The FTSE 100’s housebuilders took a slowing UK housing market in their stride on Thursday with Persimmon, Barratt Developments, and Taylor Wimpey all rising on the day.
Housebuilding shares gained despite UK house prices falling 1.4% in the month to October as the pressures of a cost of living crisis and fallout from the mini-budget hit activity.
The FTSE 100’s housebuilders are down heavily this year after much of the bad news on UK housing was largely priced in before the market started to deteriorate.
“Housebuilder shares, already heavily beaten down this year, were higher on the Nationwide data and even estate agents like LSL Property Services and Foxtons were only a smidge lower. This shows how the market has already priced in a lot of bad news regarding the property market,” said AJ Bell investment director Russ Mould.
A Fed pivot?
The FTSE 100 started the day on the front following comments from the Federal Reserve chair that raised hopes the US central bank was considering slowing the pace of rate hikes.
After a year of sharp interest rate hikes, the Federal Reserve could be about to amend the trajectory of their rates hikes which current sees a terminal rate of 5% in 2023.

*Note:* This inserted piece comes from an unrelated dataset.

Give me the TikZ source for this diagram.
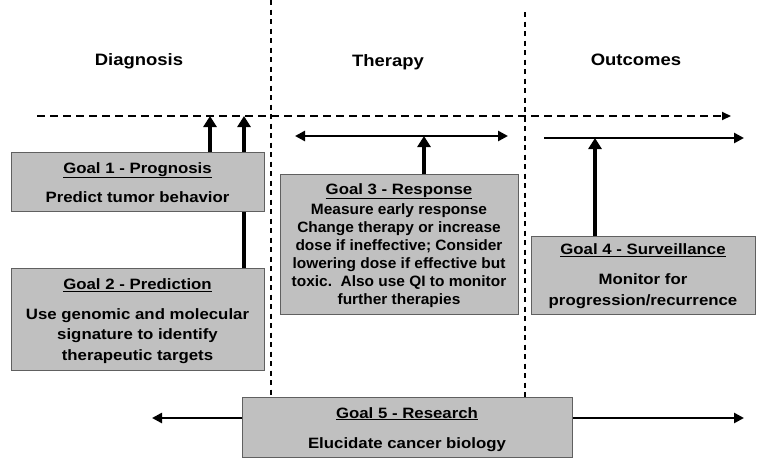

The prospect of easier monetary conditions will be welcomed by the markets who are facing a slowing global economy.
The S&P 500 was up around 3% overnight and the FTSE 100 was trading at 7,580 at the time of writing.
Mixed commodities
Commodity shares were mixed as investors attempted to gauge news flow in China and whether the authorities could be about to end their zero-covid policy.
The FTSE 100 miners were weaker after a strong couple of weeks, and Shell and BP fell on lower oil prices.